The Documentation Issue
Specifically, here’s what happens: the back-end operations team sees a wire payment for, let’s say, $2,500 on the UMT bank statement. This reflects a received donation from an alumnus (sample bank statement provided below).
The problem is that the development office has no corresponding internal entry that recorded the “expected payment” and from which alumni they expected a donation. Without that data, the UMT development team has no way to categorize the gift and correctly attribute it to the appropriate donor.
The process of reconciliation has broken down.
One might wonder why this even matters:“Don’t many donors give anonymously, anyway?” “Isn’t money fungible?” However, to UMT and its alumni, it actually matters a lot. Here are some reasons why:
- Taxes: Donations (even anonymous ones) receive a charitable receipt. This is crucial for donors that are looking to get a special tax deduction on their gift.
- Earmarked Funds: Many donors earmark their gifts for specific purposes, such as financial aid or athletics. The inability to correctly attribute funds muddles that.
Most importantly from the university’s perspective, the inability to reconcile and attribute an incoming donation disrupts the product experience. It prevents the development office from delivering that “seamless, integrated experience,” which includes:
- Acknowledgement of the donation and an expression of thanks.
- Insight into how the funds will be used.
- Invitation to future community and engagement events.
In practice, when the development office can’t attribute an incoming payment, the team must seek out that “payment expectation” in an attempt to reconcile. They reach out to the donor-facing associates to see if they were expecting a gift, or had received some hint from an alumnus. In some cases, an associate might dig up a cryptic email, or recall a conversation that would help the back-office team establish a match. “Here’s an email that I missed—this $2,500 is from Alex Hamilton.”
In sum, the impact of UMT’s inability to reconcile the incoming payment is felt two-fold: both operationally and within the product offering:
- It creates significant operational work as teams had to investigate missing payments.
- It also degrades the donor product experience, and quietly undermined faith in UMT as the best place for an alumni’s capital.
A Holistic Solution
As these errors became more prevalent, the school instituted a new process to track donations. Front-line associates now explicitly assume responsibility for the gift documentation process (even if it affects the donor experience).
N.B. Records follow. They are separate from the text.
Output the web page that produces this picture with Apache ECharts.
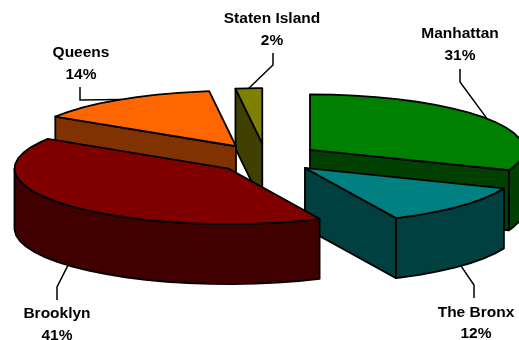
<!DOCTYPE html>
<html>
<head>
<meta charset="utf-8">
<style>html,body{margin:0;padding:0;background:#fff}#c{width:519px;height:340px}</style>
<script src="https://cdn.jsdelivr.net/npm/echarts@6/dist/echarts.min.js"></script>
</head>
<body>
<div id="c"></div>
<script>
const categories = ['Manhattan', 'The Bronx', 'Brooklyn', 'Queens', 'Staten Island'];
const percents = [31, 12, 41, 14, 2];

const topColors = ['#008000', '#008080', '#800000', '#FF6600', '#808000'];
const sideColors = ['#004000', '#004040', '#400000', '#803300', '#404000'];
const paintOrder = [4, 3, 0, 1, 2];
const labelCenters = [[460, 44.5], [476, 323], [57, 324.5], [81, 63.5], [272, 29.5]];
const leaderElbows = [[[460, 69], [460, 82]], [[474, 298], [474, 285]], [[57, 300], [57, 287]], [[80, 87], [80, 100]], [[273, 53], [273, 65]]];
const sliceNudges = [[0, -0.7], [0, 0.8], [-0.5, 1.8], [-4, -0.5], [-2, -1]];

const pie = { cx: 267.5, cy: 158, rx: 214, ry: 55.5, depth: 60, explode: 0.24, step: 6 };
const total = percents.reduce((a, b) => a + b, 0);
const rad = d => d * Math.PI / 180;

function sliceAngles(i) {
  const before = percents.slice(0, i).reduce((a, b) => a + b, 0);
  return [before / total * 360, (before + percents[i]) / total * 360];
}
function apexOf(i) {
  const [a, b] = sliceAngles(i);
  const m = rad((a + b) / 2);
  return [pie.cx + pie.explode * pie.rx * Math.sin(m) + sliceNudges[i][0],
          pie.cy - pie.explode * pie.ry * Math.cos(m) + sliceNudges[i][1]];
}
function rimPoint(apex, deg, dy) {
  return [apex[0] + pie.rx * Math.sin(rad(deg)), apex[1] - pie.ry * Math.cos(rad(deg)) + (dy || 0)];
}
function arc(apex, a, b, dy) {
  const pts = [];
  for (let d = a; d < b; d += pie.step) pts.push(rimPoint(apex, d, dy));
  pts.push(rimPoint(apex, b, dy));
  return pts;
}
const lineStyle = { stroke: '#000', lineWidth: 1.8, lineJoin: 'round' };
function poly(points, fill) {
  return { type: 'polygon', silent: true, shape: { points }, style: Object.assign({ fill }, lineStyle) };
}
function renderSlice(params, api) {
  const i = api.value(0);
  const [a, b] = sliceAngles(i);
  const apex = apexOf(i);
  const d = pie.depth;
  const low = p => [p[0], p[1] + d];
  const side = sideColors[i];
  const children = [];
  // radial faces turned toward the viewer
  if (Math.sin(rad(a)) < -1e-6) {
    const p = rimPoint(apex, a);
    children.push(poly([apex, p, low(p), low(apex)], side));
  }
  if (Math.sin(rad(b)) > 1e-6) {
    const p = rimPoint(apex, b);
    children.push(poly([apex, p, low(p), low(apex)], side));
  }
  // outer rim: front half of the ellipse only
  const ra = Math.max(a, 90), rb = Math.min(b, 270);
  if (rb > ra) {
    const up = arc(apex, ra, rb, 0), dn = arc(apex, ra, rb, d).reverse();
    children.push(poly(up.concat(dn), side));
  }
  children.push(poly([apex].concat(arc(apex, a, b, 0)), topColors[i]));
  return { type: 'group', children };
}
function renderLabel(params, api) {
  const i = api.value(0);
  const [a, b] = sliceAngles(i);
  const m = (a + b) / 2;
  const apex = apexOf(i);
  const front = m > 90 && m < 270;
  const anchor = rimPoint(apex, m, front ? pie.depth : 0);
  const [cxl, cyl] = labelCenters[i];
  return {
    type: 'group',
    children: [
      { type: 'polyline', silent: true, shape: { points: leaderElbows[i].concat([anchor]) },
        style: { fill: 'none', stroke: '#000', lineWidth: 1.5 } },
      { type: 'text', silent: true, x: cxl, y: cyl,
        style: { text: categories[i] + '\n' + percents[i] + '%', align: 'center', verticalAlign: 'middle',
          font: 'bold 15.5px "Liberation Sans", Arial, sans-serif', lineHeight: 21.5, fill: '#000' } }
    ]
  };
}
const chart = echarts.init(document.getElementById('c'), null, { renderer: 'canvas' });
chart.setOption({
  animation: false,
  backgroundColor: '#fff',
  series: [
    { type: 'custom', coordinateSystem: 'none', renderItem: renderLabel, data: paintOrder.map(i => [i, percents[i]]), z: 1, silent: true },
    { type: 'custom', coordinateSystem: 'none', renderItem: renderSlice, data: paintOrder.map(i => [i, percents[i]]), z: 2, silent: true }
  ]
});
</script>
</body>
</html>
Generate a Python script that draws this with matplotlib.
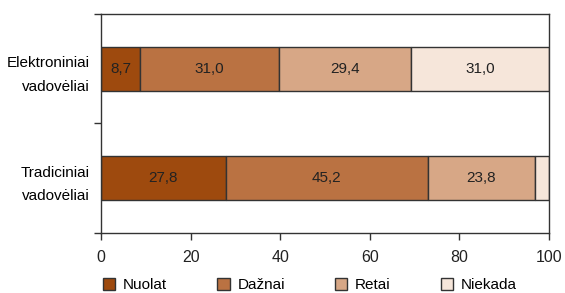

When an alumnus mentions a donation, the development associate first books the payment in an internal system, which collects and memorializes the “expected payment.”
Here’s the new workflow:
- Log into UMT’s internal database (i.e., a ledger).
- Find the correct alumni, and tie the entry to their profile.
- Book a “pledge”—a record entry expressing an expected donation.
- Provide guidance for payment processing—collect payment details (i.e., ACH details) or share instructions for wires.
(Additionally, card transactions—for those paying on the university’s website—also automatically populate this internal database.)
At UMT, they now say internally: “If it’s not in [the internal database], then it doesn’t exist.”
Now, when the back-office team sees a $2,500 wire transaction on the university’s bank statement, the team knows to match that payment with the corresponding “pledge” within their internal system of record.
Alex Hamilton on December 5th. Reconciled.
The “pledge” is then updated to a “gift” in the database, triggering a notification email to the donor.
By creating an internal system that standardizes and aggregates payment expectations across all methods (i.e., no more digging through email inboxes for clues), UMT can more easily attribute and reconcile all payments and provide their donors with a “seamless and integrated” experience.
Zooming out, cash reconciliation is the process of comparing “expected payments” within an internal database against “actual payments” within your bank’s database.
Payments, however, are broad and make up a number of business processes (e.g., accepting donations, collecting invoices, paying vendors, accepting rent etc.). Cash reconciliation, therefore, comes in various flavors and forms. Here are some variations:
- Accounting / ERP. Many companies reconcile transactions within their accounting systems or ERPs against their bank statement transactions. This is especially common for companies that are confirming (1) incoming payment receipt for an invoice (i.e., accounts receivable) or (2) outgoing payment confirmation for a purchase order (i.e., accounts payable). Accounting systems and ERPs are often central sources of truth for invoice and purchase order data (1st-party transaction information).
- Loan Management Systems. Digital lenders might use loan management systems (LMS) to capture payment information related to specific loan activity (i.e., outstanding balance, principal and interest payments). For example, if a lender is expecting a servicing payment on December 10th, the lender will record an “expected payment” in their LMS, and then reconcile that expected payment against a corresponding transaction on their bank statement.
- Property Management Software. Property managers might use vertical specific ERPs, like Realpage, Appfolio, or Yardi to manage their operations. These systems capture expected rent payments from tenants, which then can be reconciled against bank statements to confirm rent payment receipt.
- Modern Treasury’s Platform. Many use-cases will not have suitable, performant databases that companies can utilize as an internal source of truth. These companies, like UMT, will have to build their own. Modern Treasury offers the ledgering infrastructure to enable companies to build their own flexible database applications so that they can deliver great user experiences, reach time-to-value faster, and scale more efficiently.
Cash reconciliation is a core financial process that’s integral to company health and continuity, and provides insights into cash flow. At Modern Treasury, we assist with cash reconciliation in a number of ways:
- We provide best-in-class financial ledgering infrastructure to help companies build their own scalable databases to centralize “expected payments,” track transactions, and record balances.
- We integrate directly with bank partners to provide real-time, automated access to “actual money movement” within your bank.
Lastly, we provide the software bridge that programmatically links these two datasets. With Modern Treasury, companies can take advantage of automatic reconciliation to help deliver a better product, and simplify and automate their operations.